Ao lado de uma placa da candidata a deputada federal Cristiane Brasil (PTB), na Tijuca, ele, que diz ganhar R$ 1.000 por mês como guardador de carro, recebe R$ 90 no mesmo período para atuar também como plaqueiro. "É bom porque é um dinheirinho a mais. Vou votar neles (a publicidade é conjunta com o candidato a deputado estadual Marcus Vinícius, o Neskau) porque são muito legais", afirmou. 

Questionada sobre o valor pago pelo serviço, a assessoria de imprensa de Cristiane Brasil informou que os plaqueiros ganham R$ 750 por mês para um trabalho de oito horas diárias e que Souza não é um dos cadastrados.

"No entanto, conseguimos saber que uma pessoa moradora daquela região e apoiadora da campanha da Cristiane e Marcus Vinícius fornece, do próprio bolso, uma ajuda de custo ao morador de rua que cuida dos carros na respectiva área", diz a nota. O texto afirma ainda que "todas as pessoas que querem apoiar um candidato o podem fazer até mesmo gratuitamente".

Resolução do TSE

De acordo com a assessoria de imprensa do TRE-RJ (Tribunal Regional Eleitoral do Rio de Janeiro), "não há previsão na resolução do TSE que trata da propaganda eleitoral em 2014 sobre a necessidade de que haja alguém cuidando das placas".
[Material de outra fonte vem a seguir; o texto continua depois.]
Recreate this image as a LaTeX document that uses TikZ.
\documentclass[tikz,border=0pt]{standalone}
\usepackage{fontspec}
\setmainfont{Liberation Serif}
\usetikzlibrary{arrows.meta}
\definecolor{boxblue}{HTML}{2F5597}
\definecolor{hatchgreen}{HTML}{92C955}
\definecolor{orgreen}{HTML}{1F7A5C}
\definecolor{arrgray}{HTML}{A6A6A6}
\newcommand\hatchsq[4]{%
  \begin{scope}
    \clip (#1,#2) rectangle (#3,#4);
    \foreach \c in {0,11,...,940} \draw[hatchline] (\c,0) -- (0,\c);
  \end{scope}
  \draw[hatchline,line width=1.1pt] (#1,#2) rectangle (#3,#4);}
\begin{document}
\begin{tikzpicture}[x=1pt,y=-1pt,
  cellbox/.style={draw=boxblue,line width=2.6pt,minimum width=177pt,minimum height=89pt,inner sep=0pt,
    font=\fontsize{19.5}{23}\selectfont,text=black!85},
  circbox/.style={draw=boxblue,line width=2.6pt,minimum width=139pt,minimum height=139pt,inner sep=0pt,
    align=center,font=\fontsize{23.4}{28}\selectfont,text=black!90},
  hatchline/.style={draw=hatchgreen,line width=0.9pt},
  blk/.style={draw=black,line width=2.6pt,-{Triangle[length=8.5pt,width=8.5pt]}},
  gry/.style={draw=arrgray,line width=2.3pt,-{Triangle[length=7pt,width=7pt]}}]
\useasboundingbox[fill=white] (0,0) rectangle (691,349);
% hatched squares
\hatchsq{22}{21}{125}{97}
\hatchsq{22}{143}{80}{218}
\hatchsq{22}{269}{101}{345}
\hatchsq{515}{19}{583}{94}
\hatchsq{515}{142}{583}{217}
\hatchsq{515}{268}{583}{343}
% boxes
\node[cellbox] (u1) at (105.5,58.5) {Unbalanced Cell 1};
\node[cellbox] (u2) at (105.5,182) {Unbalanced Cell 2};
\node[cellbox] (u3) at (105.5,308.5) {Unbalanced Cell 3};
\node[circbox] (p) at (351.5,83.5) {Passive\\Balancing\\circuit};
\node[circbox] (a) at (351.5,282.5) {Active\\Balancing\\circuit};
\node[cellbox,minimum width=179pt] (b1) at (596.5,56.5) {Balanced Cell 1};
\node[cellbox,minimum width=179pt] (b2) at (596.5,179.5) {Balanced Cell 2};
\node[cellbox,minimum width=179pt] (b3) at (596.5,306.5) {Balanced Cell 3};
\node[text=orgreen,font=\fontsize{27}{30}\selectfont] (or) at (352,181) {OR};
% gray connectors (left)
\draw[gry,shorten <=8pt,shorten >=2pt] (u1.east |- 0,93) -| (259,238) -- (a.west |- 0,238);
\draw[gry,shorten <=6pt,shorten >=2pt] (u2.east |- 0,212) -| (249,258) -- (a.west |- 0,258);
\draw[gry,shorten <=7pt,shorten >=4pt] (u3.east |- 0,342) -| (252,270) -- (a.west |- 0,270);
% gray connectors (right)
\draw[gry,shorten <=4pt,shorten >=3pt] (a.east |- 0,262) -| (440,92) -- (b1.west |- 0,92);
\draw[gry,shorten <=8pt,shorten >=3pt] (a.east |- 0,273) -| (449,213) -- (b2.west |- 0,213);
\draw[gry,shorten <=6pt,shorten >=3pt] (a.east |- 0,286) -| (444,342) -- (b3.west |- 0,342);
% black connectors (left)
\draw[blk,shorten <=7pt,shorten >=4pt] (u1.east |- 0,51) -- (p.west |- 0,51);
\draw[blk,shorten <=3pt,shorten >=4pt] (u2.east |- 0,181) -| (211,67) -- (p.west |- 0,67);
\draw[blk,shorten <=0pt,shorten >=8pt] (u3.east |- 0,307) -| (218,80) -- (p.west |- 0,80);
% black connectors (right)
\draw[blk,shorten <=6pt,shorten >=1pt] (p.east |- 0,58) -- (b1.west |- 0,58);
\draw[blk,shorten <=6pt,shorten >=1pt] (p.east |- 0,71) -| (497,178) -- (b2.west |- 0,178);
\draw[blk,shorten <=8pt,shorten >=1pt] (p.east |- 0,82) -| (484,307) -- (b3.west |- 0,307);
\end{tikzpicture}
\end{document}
No entanto, a Lei 9504/97 ressalta que esse tipo de publicidade não pode atrapalhar o bom trânsito de pessoas e veículos, sob pena de "apreensão da propaganda, entre outras providências". Dessa forma, instituiu-se a figura do plaqueiro, para evitar a colocação das propagandas em locais indevidos e a recolocação em caso de o material se deslocar para alguma via de circulação de carros.